Three days later I saw the woman, and she told me that it was healing and closing over. I saw her again in seven days, and it was completely healed. She came to Margie’s house, knocked on the door, and handed me a twenty-dollar bill. “This is for you, Preacher. God sent you here so I could be healed. I been savin this, and I want you to have it.”
A few weeks later, the Lord had me drive to Lowndesville, South Carolina, to hold some meetings. We met in the home of a woman named Myra, whose father was unable to walk and in a wheelchair. The Holy Spirit spoke to me and told me to tell the man to get out of his chair. I could feel the anointing of the Lord in the room. The man sat staring at me, not moving. I got up and walked over to him. “In the name of the Lord Jesus, get up and walk,” I told him. He rose from the wheelchair and walked across the room. Then he turned around and walked back again.
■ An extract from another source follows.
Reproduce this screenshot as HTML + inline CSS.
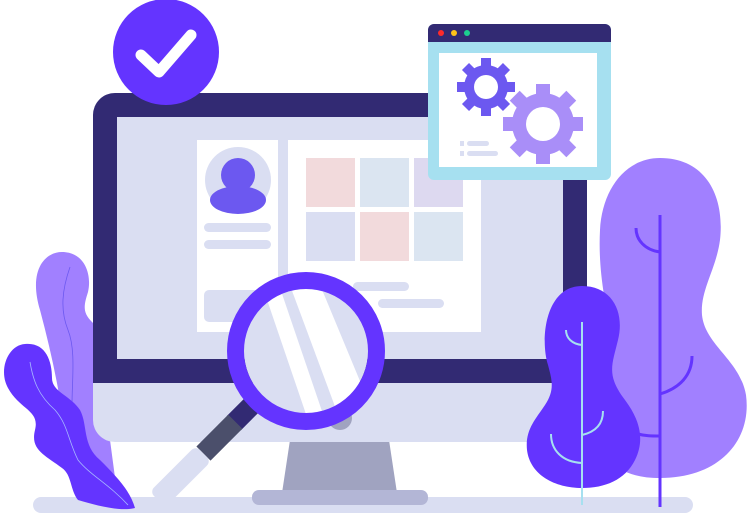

Everybody in the room started whooping and praising the Lord. When the old man rested, he got up and tried it again. He didn’t need any help, didn’t need a stick to hold him up, either.
The next day he was still walking. He went up and down in the yard and on the road. His daughter said she couldn’t get him to sit down. “He’s so glad to be walking, I can’t keep him down!”
The Lord Jesus never offers us anything bad. He hears us and he heals us and helps us through life with goodness and love on our side. The old man’s sons and daughters gave their hearts to Jesus when they saw what had happened to their father. Then his grandchildren gave their hearts to the Lord, too. I saw over a dozen people come to the Lord because of the miracle God did in that man.